It’s not every day that I get “three free sins” in the mail, but today I did.
Unfortunately, I used them up even before I got the envelope opened.
I’m talking about Bible teacher, author and Christian radio personality Steve Brown’s new book, “Three Free Sins,” subtitled, “God’s Not Mad at You.”
The title comes from Steve’s former call-in radio program where he gave callers three free sins — six if they called on a cell phone.
Some people laughed, some asked for more, but many got angry. They’d spit and sputter and tell him he wasn’t a Christian. One lady said, “That’s blasphemous and you’re hurting the cause of Christ!”
The show’s producer had to calm her down, saying, “Lady, chill out. Steve can’t give you free sins. It’s a joke.”
But it gets people’s attention, and for those who don’t throw rocks or rotten tomatoes it gives Steve a chance to share the gospel, the good news that, because Jesus came, those who put their trust in him are counted as perfect in God’s sight — and God’s not angry at them any more.
(Disclaimer: Steve Brown is my friend. He’s my teacher, mentor, cheerleader and the one I call my “uncle-dad.” So, anything I write about him is biased.)
I don’t remember when and where we met, but it was long after his once-brown hair turned white and most of it had fallen out. He’s quite bald.
In his new book he tells about doing the “bald guy’s comb over” years ago. He describes how he tried to hide his baldness by lowering the part in his hair and growing one side of his hair longer so he could arrange the strands over the top of his head.
That takes a lot of commitment and work to maintain, and guys who do that pray continually that the wind won’t blow.
One day an atheist friend called Steve out. “How can you be a preacher who is into honesty and stuff like that and be that dishonest with your hair? Frankly, it’s not only dishonest, it looks silly,” he said. “Don’t you know that everybody knows it and that they laugh behind your back?”
That night Steve went home and cut his hair and felt an incredible freedom. He didn’t have to pretend any more.
“Free at last! Thank God Almighty! Free at last,” he writes.
That’s been Steve’s core message for years — that those the Son of God has set free are free indeed. That’s what his “three free sins” give away is all about.
One of the things Steve has taught me, which he writes in his new book, is this: Your disobedience, your failure, your rebellion, your struggle to be better — in short, your sin — is the greatest gift God has given you if you know it.

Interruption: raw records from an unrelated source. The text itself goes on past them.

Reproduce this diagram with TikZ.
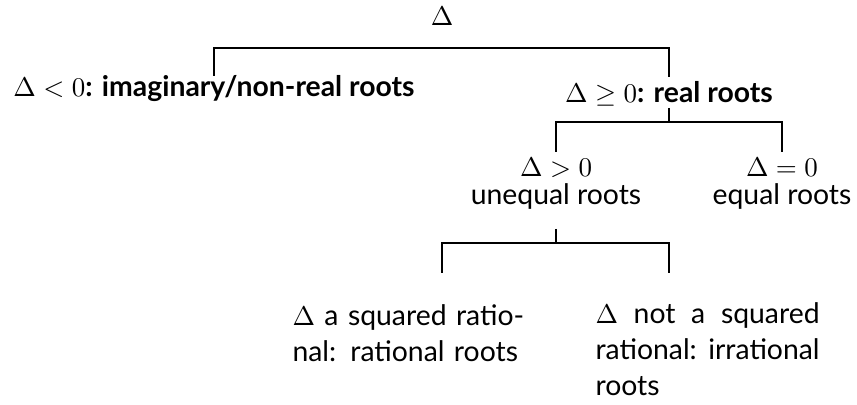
\documentclass[tikz,border=0pt]{standalone}
\usepackage{fontspec}
\setmainfont{Lato}[Scale=1.05]
\begin{document}
\begin{tikzpicture}[x=0.3704pt,y=-0.3704pt,
  lbl/.style={inner sep=0pt},
  branch/.style={line width=0.75pt},
  leaf/.style={lbl,anchor=base west,text width=83pt,font=\fontsize{10}{13.2}\selectfont}]
\useasboundingbox (0,0) rectangle (857,405);
% Discriminant
\node[lbl,anchor=base] (root) at (442,26) {$\Delta$};
% First split
\node[lbl,anchor=base] (neg) at (214,97) {$\Delta<0$\textbf{: imaginary/non-real roots}};
\node[lbl,anchor=base] (pos) at (669,103) {$\Delta\geq 0$\textbf{: real roots}};
% Real roots
\node[lbl,anchor=base,align=center] (gt) at (556,205) {$\Delta>0$\\[-1.6pt]unequal roots};
\node[lbl,anchor=base,align=center] (eq) at (782,205) {$\Delta=0$\\[-1.6pt]equal roots};
% Unequal roots
\node[leaf,text width=100pt,align=left] (sq) at (292,326) {$\Delta$ a squared ratio-\\nal: rational roots};
\node[leaf,align=justify] (nsq) at (595,324) {$\Delta$ not a squared\linebreak rational: irrational\linebreak roots};
% Branch points
\coordinate (b1) at (442,48);
\coordinate (b2) at (669,122);
\coordinate (b3) at (556,243);
\coordinate (sqtop) at (442,273);
\coordinate (nsqtop) at (669,273);
% Connectors
\draw[branch] (neg.north |- 0,76) |- (b1) -| (pos.north |- 0,77);
\draw[branch] (pos.south |- 0,108) -- (b2);
\draw[branch] (gt.north |- 0,152) |- (b2) -| (eq.north |- 0,152);
\draw[branch] (gt.south |- 0,229) -- (b3);
\draw[branch] (sqtop) |- (b3) -| (nsqtop);
\end{tikzpicture}
\end{document}
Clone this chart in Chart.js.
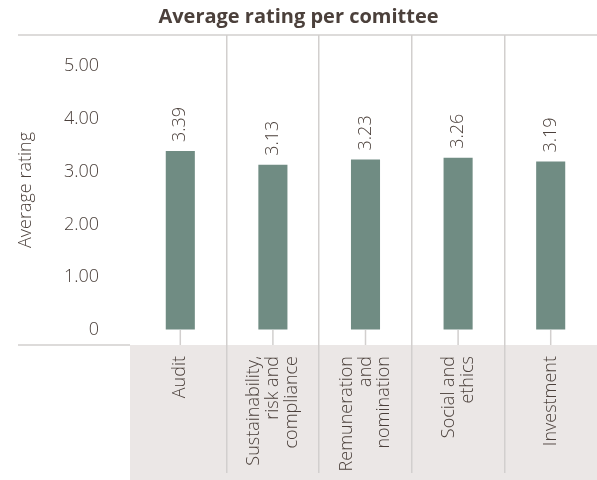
<!DOCTYPE html>
<html>
<head>
<meta charset="utf-8">
<script src="https://cdn.jsdelivr.net/npm/chart.js@4"></script>
<style>
  body { margin: 0; background: #fff; }
  #wrap { width: 597px; height: 480px; }
</style>
</head>
<body>
<div id="wrap"><canvas id="grafico"></canvas></div>
<script>
const comites = [
    ['Audit'],
    ['Sustainability,', 'risk and', 'compliance'],
    ['Remuneration', 'and', 'nomination'],
    ['Social and', 'ethics'],
    ['Investment']
]
const notas = [3.39, 3.13, 3.23, 3.26, 3.19]
const ticks_y = [0, 1, 2, 3, 4, 5]

const corTexto = '#4b403b'
const corLinha = '#d2cfce'
const corCaixa = '#ebe7e6'
const corBarra = '#708c83'
const fonte = "'Open Sans', sans-serif"

// linhas, caixa das categorias e textos girados
const enfeites = {
    id: 'enfeites',
    beforeDraw(chart) {
        const {ctx, chartArea: a} = chart
        ctx.save()
        ctx.fillStyle = corCaixa
        ctx.fillRect(a.left - 4, a.bottom, chart.width - a.left + 4, chart.height - a.bottom)
        ctx.strokeStyle = corLinha
        ctx.lineWidth = 1.5
        ctx.beginPath()
        ctx.moveTo(18, a.top)
        ctx.lineTo(chart.width, a.top)
        ctx.moveTo(18, a.bottom)
        ctx.lineTo(a.left - 4, a.bottom)
        ctx.stroke()
        ctx.restore()
    },
    afterDatasetsDraw(chart) {
        const {ctx, chartArea: a} = chart
        const x = chart.scales.x
        const y = chart.scales.y
        const zero = y.getPixelForValue(0)
        ctx.save()

        // tracinho entre a barra e a caixa
        ctx.strokeStyle = corLinha
        ctx.lineWidth = 1.5
        ctx.beginPath()
        comites.forEach((c, i) => {
            const px = x.getPixelForTick(i)
            ctx.moveTo(px, zero)
            ctx.lineTo(px, a.bottom)
        })
        ctx.stroke()

        ctx.fillStyle = corTexto
        ctx.font = `300 18px ${fonte}`
        ctx.textBaseline = 'middle'

        // valores acima das barras
        chart.getDatasetMeta(0).data.forEach((bar, i) => {
            ctx.save()
            ctx.translate(bar.x, bar.y - 9)
            ctx.rotate(-Math.PI / 2)
            ctx.textAlign = 'left'
            ctx.fillText(notas[i].toFixed(2), 0, 0)
            ctx.restore()
        })

        // nomes dos comites
        const lh = 18.7
        comites.forEach((linhas, i) => {
            const px = x.getPixelForTick(i)
            linhas.forEach((t, j) => {
                ctx.save()
                ctx.translate(px + (j - (linhas.length - 1) / 2) * lh, a.bottom + 11)
                ctx.rotate(-Math.PI / 2)
                ctx.textAlign = 'right'
                ctx.fillText(t, 0, 0)
                ctx.restore()
            })
        })
        ctx.restore()
    }
}

const data = {
    labels: comites,
    datasets: [{
        data: notas,
        backgroundColor: corBarra,
        barPercentage: 0.314,
        categoryPercentage: 1
    }]
}

const config = {
    type: 'bar',
    data: data,
    plugins: [enfeites],
    options: {
        responsive: true,
        maintainAspectRatio: false,
        animation: false,
        layout: { padding: 0 },
        plugins: {
            legend: { display: false },
            tooltip: { enabled: false },
            title: {
                display: true,
                text: 'Average rating per comittee',
                color: corTexto,
                font: { family: fonte, size: 20, weight: 'bold' },
                padding: { top: 5, bottom: 6 }
            }
        },
        scales: {
            x: {
                offset: true,
                border: { display: false },
                grid: {
                    offset: true,
                    drawOnChartArea: true,
                    drawTicks: true,
                    tickLength: 128,
                    lineWidth: 1.5,
                    color: c => (c.index > 0 ? corLinha : 'transparent')
                },
                ticks: { display: false },
                afterFit: s => { s.height = 135 }
            },
            y: {
                min: -0.284,
                max: 5.587,
                border: { display: false },
                grid: {
                    drawOnChartArea: false,
                    drawTicks: true,
                    tickLength: 25,
                    color: 'transparent'
                },
                afterBuildTicks: s => { s.ticks = ticks_y.map(v => ({ value: v })) },
                ticks: {
                    padding: 10,
                    color: corTexto,
                    font: { family: fonte, size: 18, weight: 300 },
                    callback: v => (v === 0 ? '0' : v.toFixed(2))
                },
                title: {
                    display: true,
                    text: 'Average rating',
                    color: corTexto,
                    font: { family: fonte, size: 18, weight: 300 },
                    padding: { top: 15 }
                },
                afterFit: s => { s.width = 134 }
            }
        }
    }
}

const graficoGeral = new Chart(document.querySelector('#grafico'), config)
</script>
</body>
</html>
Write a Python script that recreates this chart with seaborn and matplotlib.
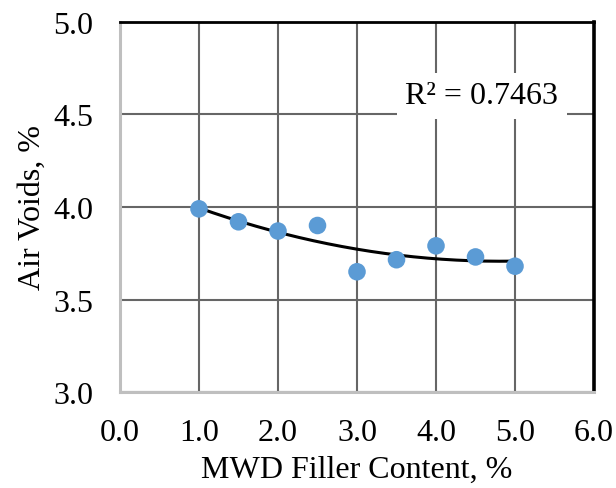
import numpy as np
import pandas as pd
import matplotlib
matplotlib.use("Agg")
import matplotlib.pyplot as plt
import seaborn as sns

# Data
filler_content = [1.0, 1.5, 2.0, 2.5, 3.0, 3.5, 4.0, 4.5, 5.0]
air_voids = [3.99, 3.92, 3.87, 3.90, 3.65, 3.715, 3.79, 3.73, 3.68]
x_ticks = [0.0, 1.0, 2.0, 3.0, 4.0, 5.0, 6.0]
y_ticks = [3.0, 3.5, 4.0, 4.5, 5.0]
r2_label = "R² = 0.7463"

df = pd.DataFrame({"filler": filler_content, "voids": air_voids})

sns.set_theme(style="white")
plt.rcParams["font.family"] = ["Liberation Serif", "DejaVu Serif"]

fig = plt.figure(figsize=(6.16, 4.89), dpi=100)
ax = fig.add_axes([0.1948, 0.1963, 0.7695, 0.7567])

# Grid
ax.set_xlim(0, 6)
ax.set_ylim(3, 5)
ax.set_xticks(x_ticks)
ax.set_yticks(y_ticks)
ax.grid(True, color="#666666", linewidth=1.5, zorder=0)
ax.set_axisbelow(True)

# Polynomial (order 2) trend line
coef = np.polyfit(df["filler"], df["voids"], 2)
xs = np.linspace(min(filler_content), max(filler_content), 200)
trend = pd.DataFrame({"filler": xs, "voids": np.polyval(coef, xs)})
sns.lineplot(data=trend, x="filler", y="voids", color="black", linewidth=2.2,
             ax=ax, zorder=3)

# Measured points
sns.scatterplot(data=df, x="filler", y="voids", color="#5B9BD5", s=160,
                edgecolor="none", ax=ax, zorder=4)

ax.set_xticklabels([f"{v:.1f}" for v in x_ticks])
ax.set_yticklabels([f"{v:.1f}" for v in y_ticks])
ax.tick_params(axis="both", labelsize=23, colors="black", length=0, pad=19)
ax.set_xlabel("MWD Filler Content, %", fontsize=23, color="black", labelpad=5)
ax.set_ylabel("Air Voids, %", fontsize=23, color="black", labelpad=5)

# Frame
ax.spines["left"].set_color("#bfbfbf")
ax.spines["left"].set_linewidth(2.2)
ax.spines["bottom"].set_color("#bfbfbf")
ax.spines["bottom"].set_linewidth(2.2)
ax.spines["top"].set_color("black")
ax.spines["top"].set_linewidth(2.0)
ax.spines["right"].set_color("black")
ax.spines["right"].set_linewidth(2.6)

# R² annotation with white box covering the grid
ax.text(4.58, 4.6, r2_label, fontsize=23, color="black",
        ha="center", va="center", zorder=5,
        bbox=dict(facecolor="white", edgecolor="none", pad=6))

fig.savefig("out.png", dpi=100)
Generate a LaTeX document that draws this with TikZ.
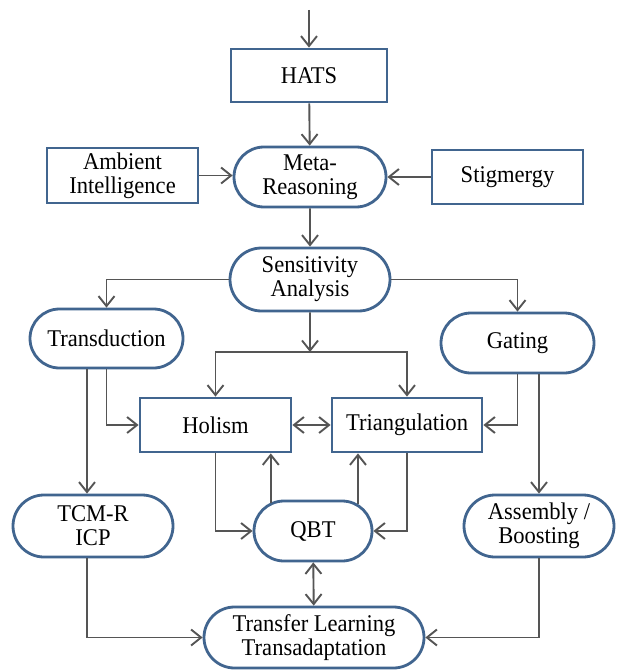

Not only that, but your obedience, your faithfulness, your success and your getting better is the most dangerous place you can be when you know it.
Listen to me carefully: Steve is not saying that sinning is good and being good is bad, although he’s often accused of that. He’s saying that the best place to be is knowing that you are far worse than you ever thought you could be and that there’s no other and no better place to run than to Jesus, and that his love and no-strings-attached acceptance of sinners (his grace) is infinitely bigger than anything you could ever hope for or imagine.  
The flip side is focusing on your obedience and purity and striving to get better.
Steve says the reason Christians are so bad is that we’re trying so hard to be good.
Lots of Christians try hard. They study the principles, make checklists, do more, pray harder. The problem is their focus is on themselves and their progress, what they’re doing or not doing, and not on what Jesus has already done.
What has he done? He has taken away the penalty of sin — past, present and future. He has cleaned the slate, but has not left it empty. He has also given his followers a slate full of righteousness, a perfect record that cannot be erased.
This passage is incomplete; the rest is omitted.